A new study suggests that the Antarctica was warmer than originally thought and could hold the key to present day global warming.
Surprising new evidence shows that the Antarctica was once green, warm and resembled some of the greenery and tundra found in parts of modern day Chile and New Zealand. The coasts of the Antarctica were once lined with beeches and a type of conifer. According to Sarah Feakins, a biogeochemist from the University of Southern California, the evidence comes from abundant remains of leaf waxes in sediment cores taken from deep within the Antarctica’s Ross Ice Shelf.
15 million years ago the area had a warm period which temporarily thawed the Antarctica and caused it to burst into greenery. Not only were the leaf wax remnants numerous when found an analysis of their chemistry revealed the continent was warmer than originally thought. The Antarctic coast would have been about 15 degrees Fahrenheit on a summer day. This period of time was known as the Miocene period, which is known for being warm but warmer then originally thought.
When plants die, most of it decomposes, except for pollen grains and waxes on its leaves.
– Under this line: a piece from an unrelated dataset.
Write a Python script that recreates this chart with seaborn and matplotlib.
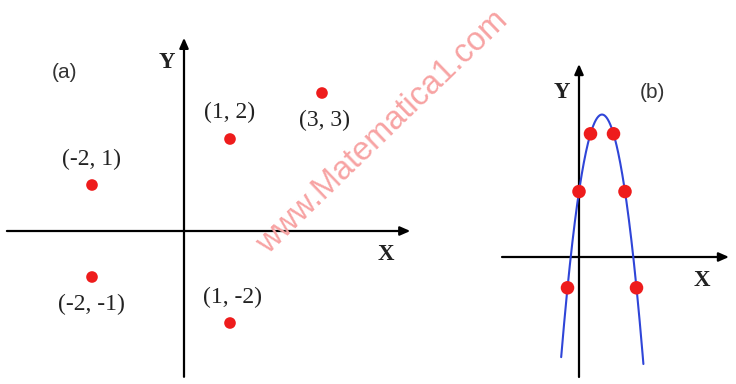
import numpy as np
import pandas as pd
import seaborn as sns
import matplotlib
matplotlib.use("Agg")
import matplotlib.pyplot as plt

# Panel (a): isolated points in the plane
pts_x = [1, 3, -2, -2, 1]
pts_y = [2, 3, 1, -1, -2]
pts_labels = ["(1, 2)", "(3, 3)", "(-2, 1)", "(-2, -1)", "(1, -2)"]
# label offsets in data units (dx, dy) relative to each point
label_dx = [0.0, 0.05, -0.02, -0.02, 0.05]
label_dy = [0.57, -0.6, 0.55, -0.6, 0.55]

# Panel (b): points lying on a downward parabola y = a x^2 + b x + c
curve_x = [-1, 0, 1, 3, 4, 5]
curve_y = [-1.6, 3.4, 6.4, 6.4, 3.4, -1.6]
coef_a, coef_b, coef_c = -1.0, 4.0, 3.4
curve_range = (-1.55, 5.6)

sns.set_theme(style="white")
plt.rcParams["font.family"] = ["Liberation Serif", "DejaVu Sans"]

W, H = 736, 384
fig = plt.figure(figsize=(W / 100, H / 100), dpi=100)
fig.patch.set_facecolor("white")

serif = "Liberation Serif"
sans = "Liberation Sans"
red = "#ee1c1c"
blue = "#2f45d8"


def draw_axis(ax, x0, x1, y0, y1):
    kw = dict(arrowstyle="-|>,head_length=0.5,head_width=0.22", color="black",
              lw=1.6, shrinkA=0, shrinkB=0, mutation_scale=12)
    ax.annotate("", xy=(x1, 0), xytext=(x0, 0), arrowprops=kw, zorder=1)
    ax.annotate("", xy=(0, y1), xytext=(0, y0), arrowprops=kw, zorder=1)


def clean(ax):
    ax.set_axis_off()
    ax.set_facecolor("none")


# ---- panel (a): 46 px per unit, origin at (184, 231) px
ax_a = fig.add_axes([0, 0, 480 / W, 1])
clean(ax_a)
ax_a.set_xlim((0 - 184) / 46, (480 - 184) / 46)
ax_a.set_ylim((231 - 384) / 46, (231 - 0) / 46)
draw_axis(ax_a, -3.85, 4.92, -3.17, 4.2)
df_a = pd.DataFrame({"x": pts_x, "y": pts_y})
sns.scatterplot(data=df_a, x="x", y="y", ax=ax_a, color=red, s=70,
                edgecolor="none", zorder=3)
for x, y, t, dx, dy in zip(pts_x, pts_y, pts_labels, label_dx, label_dy):
    ax_a.text(x + dx, y + dy, t, ha="center", va="center", fontsize=17,
              family=serif, color="#222222")
ax_a.text(-2.6, 3.45, "(a)", ha="center", va="center", fontsize=15,
          family=sans, color="#333333")
ax_a.text(-0.38, 3.67, "Y", ha="center", va="center", fontsize=16.5,
          family=serif, fontweight="bold", color="#222222")
ax_a.text(4.38, -0.52, "X", ha="center", va="center", fontsize=16.5,
          family=serif, fontweight="bold", color="#222222")

# ---- panel (b): 11.5 px per x unit, 19.25 px per y unit, origin at (579, 257) px
sx, sy, ox, oy = 11.5, 19.25, 579, 257
ax_b = fig.add_axes([480 / W, 0, (W - 480) / W, 1])
clean(ax_b)
ax_b.set_xlim((480 - ox) / sx, (W - ox) / sx)
ax_b.set_ylim((oy - 384) / sy, (oy - 0) / sy)
draw_axis(ax_b, (502 - ox) / sx, (729 - ox) / sx, (oy - 377) / sy, (oy - 64) / sy)
xx = np.linspace(curve_range[0], curve_range[1], 200)
df_curve = pd.DataFrame({"x": xx, "y": coef_a * xx ** 2 + coef_b * xx + coef_c})
sns.lineplot(data=df_curve, x="x", y="y", ax=ax_b, color=blue, lw=1.5,
             sort=False, zorder=2)
df_b = pd.DataFrame({"x": curve_x, "y": curve_y})
sns.scatterplot(data=df_b, x="x", y="y", ax=ax_b, color=red, s=95,
                edgecolor="none", zorder=3)
ax_b.text((562 - ox) / sx, (oy - 92) / sy, "Y", ha="center", va="center",
          fontsize=16.5, family=serif, fontweight="bold", color="#222222")
ax_b.text((652 - ox) / sx, (oy - 92) / sy, "(b)", ha="center", va="center",
          fontsize=15, family=sans, color="#333333")
ax_b.text((702 - ox) / sx, (oy - 281) / sy, "X", ha="center", va="center",
          fontsize=16.5, family=serif, fontweight="bold", color="#222222")

# watermark across the middle
fig.text(383 / W, 1 - 132 / H, "www.Matematica1.com", rotation=44,
         ha="center", va="center", fontsize=23.5, family=sans,
         color="#f7a3a3", zorder=0, rotation_mode="anchor")

fig.savefig("out.png", dpi=100, facecolor="white")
When the leaf wax gets trapped and preserved in sediment it creates a kind of molecular fossil. Leaf waxes are able to keep climate records by capturing the ratios of water isotopes that a plant drank while it was alive.
Pollen grains found in the sediments showed two types of tree species: the beech Nothogagus and a shrubbery conifer in the genus Podocarpidites. Species of trees vary in how far their pollen grains can be transformed from the plaant. Neither of these plants grains can travel far, and if the trees had grown far inland on Antarctica, the pollen would not have been found in coastal sediments.
While the Miocene was generally a warmer period than it is today, the new research may have some bearing to the current trend of global warming. Earth’s average global temperature has increased about 1.4 degrees Fahrenheit since 1880. Two-thirds of that warming has happened since 1975. Understanding the Miocene period and rainfall patterns may help scientists figure out how much wetter it will get as the world gets hotter.
Warming related changes to the global warming cycle can be troubling as it’s not easy or inexpensive for societies to adjust to big changes in water supply. This new research also suggests that there will be substantial shifts in water cycles making areas either rainier or drier, due to current temperature changes. In terms of Earth and climate, this Antarctic warming was not very long ago and the distribution of continents and chemistry of the atmosphere was not very different than today.